Textblocks are really supposed to be used in vertical mode, and a textblock forces a new paragraph if it starts in horizontal mode, so this is to some extent unsupported territory. The TeXnical reason (thinking about this briefly) is that the textblock
results in the ‘Line 2’ becoming separated, within the paragraph, from the ‘Line 1’ above it, so that TeX ‘forgets’ that it's in the middle of a paragraph, and so that has to add inter-paragraph spacing (ie, there isn't an upward vertical shift here, as much as a lack of the downward inter-paragraph space which TeX would otherwise add).
However it wouldn’t be unreasonable in this situation, nor necessarily particularly hard, for textpos instead to adjust spacing and penalties so that a textblock in horizontal mode ends up acting more like a \par
(that would be me, editing it).
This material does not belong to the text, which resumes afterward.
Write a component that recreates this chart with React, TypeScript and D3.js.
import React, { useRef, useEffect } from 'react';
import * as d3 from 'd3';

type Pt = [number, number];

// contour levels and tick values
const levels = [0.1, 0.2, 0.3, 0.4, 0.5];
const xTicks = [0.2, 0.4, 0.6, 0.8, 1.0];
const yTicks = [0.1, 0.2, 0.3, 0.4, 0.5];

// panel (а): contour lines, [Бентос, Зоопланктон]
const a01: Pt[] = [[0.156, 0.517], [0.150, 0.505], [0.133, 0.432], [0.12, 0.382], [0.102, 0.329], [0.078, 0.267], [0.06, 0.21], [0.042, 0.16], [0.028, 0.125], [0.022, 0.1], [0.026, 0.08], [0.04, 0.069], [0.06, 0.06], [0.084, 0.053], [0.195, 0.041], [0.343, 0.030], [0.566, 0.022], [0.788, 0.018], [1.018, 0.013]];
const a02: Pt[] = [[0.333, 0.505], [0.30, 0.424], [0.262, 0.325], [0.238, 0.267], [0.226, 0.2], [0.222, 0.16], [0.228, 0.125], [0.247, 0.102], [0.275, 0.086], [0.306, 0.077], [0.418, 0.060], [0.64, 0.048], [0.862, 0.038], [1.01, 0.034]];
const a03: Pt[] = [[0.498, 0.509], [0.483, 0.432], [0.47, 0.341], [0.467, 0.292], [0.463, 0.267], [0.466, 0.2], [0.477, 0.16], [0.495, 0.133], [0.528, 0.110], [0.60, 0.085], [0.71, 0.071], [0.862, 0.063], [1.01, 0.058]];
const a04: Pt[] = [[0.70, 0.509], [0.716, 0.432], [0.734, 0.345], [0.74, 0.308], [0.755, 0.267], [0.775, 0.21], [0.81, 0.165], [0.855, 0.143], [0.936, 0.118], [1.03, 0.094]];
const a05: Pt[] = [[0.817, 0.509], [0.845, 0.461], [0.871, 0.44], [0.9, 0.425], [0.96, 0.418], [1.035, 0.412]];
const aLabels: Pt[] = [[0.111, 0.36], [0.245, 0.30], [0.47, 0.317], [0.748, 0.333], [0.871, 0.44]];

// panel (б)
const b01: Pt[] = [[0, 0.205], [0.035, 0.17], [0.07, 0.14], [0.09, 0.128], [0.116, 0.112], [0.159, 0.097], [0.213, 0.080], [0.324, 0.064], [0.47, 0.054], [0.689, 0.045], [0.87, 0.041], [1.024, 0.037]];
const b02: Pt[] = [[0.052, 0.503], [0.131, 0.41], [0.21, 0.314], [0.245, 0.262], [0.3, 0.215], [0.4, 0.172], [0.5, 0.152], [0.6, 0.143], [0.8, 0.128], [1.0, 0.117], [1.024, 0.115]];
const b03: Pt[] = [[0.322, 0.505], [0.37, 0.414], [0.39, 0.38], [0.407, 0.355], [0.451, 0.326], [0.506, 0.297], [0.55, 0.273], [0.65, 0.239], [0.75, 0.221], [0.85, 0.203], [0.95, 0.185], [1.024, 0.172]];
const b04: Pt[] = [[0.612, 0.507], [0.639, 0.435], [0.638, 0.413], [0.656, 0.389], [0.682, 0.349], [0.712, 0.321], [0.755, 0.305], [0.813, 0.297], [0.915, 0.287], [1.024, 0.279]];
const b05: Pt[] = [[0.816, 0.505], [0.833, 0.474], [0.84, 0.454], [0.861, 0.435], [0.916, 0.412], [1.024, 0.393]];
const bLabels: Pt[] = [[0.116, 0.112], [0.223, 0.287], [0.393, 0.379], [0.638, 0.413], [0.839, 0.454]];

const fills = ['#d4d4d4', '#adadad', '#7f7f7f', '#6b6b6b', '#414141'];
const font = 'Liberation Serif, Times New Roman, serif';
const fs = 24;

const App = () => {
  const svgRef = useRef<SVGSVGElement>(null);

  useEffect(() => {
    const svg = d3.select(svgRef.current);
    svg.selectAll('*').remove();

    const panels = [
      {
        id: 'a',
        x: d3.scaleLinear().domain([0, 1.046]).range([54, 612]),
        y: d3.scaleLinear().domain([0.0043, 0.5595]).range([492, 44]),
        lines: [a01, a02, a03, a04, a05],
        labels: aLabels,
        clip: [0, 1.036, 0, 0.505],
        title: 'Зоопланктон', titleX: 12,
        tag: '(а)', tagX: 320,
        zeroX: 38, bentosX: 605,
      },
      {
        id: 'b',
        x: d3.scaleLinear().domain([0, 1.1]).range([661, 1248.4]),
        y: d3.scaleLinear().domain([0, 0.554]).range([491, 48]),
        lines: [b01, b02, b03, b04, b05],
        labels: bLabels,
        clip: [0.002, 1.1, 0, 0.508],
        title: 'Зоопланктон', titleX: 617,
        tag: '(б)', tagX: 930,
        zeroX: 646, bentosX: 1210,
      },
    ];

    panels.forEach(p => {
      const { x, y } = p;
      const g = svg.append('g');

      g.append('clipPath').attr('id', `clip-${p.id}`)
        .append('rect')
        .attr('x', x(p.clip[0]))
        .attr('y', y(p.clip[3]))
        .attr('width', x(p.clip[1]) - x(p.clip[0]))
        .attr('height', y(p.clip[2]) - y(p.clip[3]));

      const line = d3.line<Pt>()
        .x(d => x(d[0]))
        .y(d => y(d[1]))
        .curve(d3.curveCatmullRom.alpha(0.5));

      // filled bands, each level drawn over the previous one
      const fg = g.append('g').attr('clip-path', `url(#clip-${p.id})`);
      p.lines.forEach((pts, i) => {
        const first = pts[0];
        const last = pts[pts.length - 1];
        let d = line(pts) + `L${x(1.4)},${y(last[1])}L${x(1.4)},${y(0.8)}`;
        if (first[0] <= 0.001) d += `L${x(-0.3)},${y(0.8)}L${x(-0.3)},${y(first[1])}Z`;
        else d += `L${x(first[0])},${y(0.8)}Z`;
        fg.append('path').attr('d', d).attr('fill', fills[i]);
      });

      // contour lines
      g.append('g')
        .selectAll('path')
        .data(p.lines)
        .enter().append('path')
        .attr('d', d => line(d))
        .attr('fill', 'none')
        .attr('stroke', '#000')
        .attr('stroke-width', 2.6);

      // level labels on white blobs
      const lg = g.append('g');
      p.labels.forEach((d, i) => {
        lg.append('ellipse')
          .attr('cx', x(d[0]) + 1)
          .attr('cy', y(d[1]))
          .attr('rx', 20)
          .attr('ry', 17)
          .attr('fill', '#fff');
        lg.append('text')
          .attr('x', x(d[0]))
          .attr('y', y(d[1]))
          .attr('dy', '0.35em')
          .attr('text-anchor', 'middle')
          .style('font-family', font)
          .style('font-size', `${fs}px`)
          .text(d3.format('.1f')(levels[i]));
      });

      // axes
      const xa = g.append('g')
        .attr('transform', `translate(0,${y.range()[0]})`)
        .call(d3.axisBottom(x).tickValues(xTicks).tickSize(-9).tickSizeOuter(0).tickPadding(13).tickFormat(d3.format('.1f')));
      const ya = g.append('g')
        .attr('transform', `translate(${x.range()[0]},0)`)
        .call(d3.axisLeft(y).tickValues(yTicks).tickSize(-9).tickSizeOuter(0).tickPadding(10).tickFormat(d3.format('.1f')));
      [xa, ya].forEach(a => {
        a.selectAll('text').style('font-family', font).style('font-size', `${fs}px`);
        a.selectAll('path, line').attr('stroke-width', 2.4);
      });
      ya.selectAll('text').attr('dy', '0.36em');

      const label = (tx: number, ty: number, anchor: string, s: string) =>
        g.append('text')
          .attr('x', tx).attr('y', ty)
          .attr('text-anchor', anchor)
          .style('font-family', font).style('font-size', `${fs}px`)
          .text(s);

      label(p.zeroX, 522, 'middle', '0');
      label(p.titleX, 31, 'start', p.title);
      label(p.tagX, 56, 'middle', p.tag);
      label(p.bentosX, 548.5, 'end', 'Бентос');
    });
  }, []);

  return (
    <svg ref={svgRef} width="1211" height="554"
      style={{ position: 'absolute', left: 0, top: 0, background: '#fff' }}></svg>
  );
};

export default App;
That's not going to happen immediately, though.
The most robust solution in this case, though, and with the current version of textpos, would be to move the textblock, somehow/somewhere, so that it ends up between paragraphs. It'll be happier there! In the beamer context (though I don't have much experience with beamer), it might be that putting the textblock (or textblocks?) all together at the beginning of the frame, might be worth a look.
I've added an issue in the repo. Thanks for reporting this.
Edit: clarified 'wouldn't be unreasonable' remark.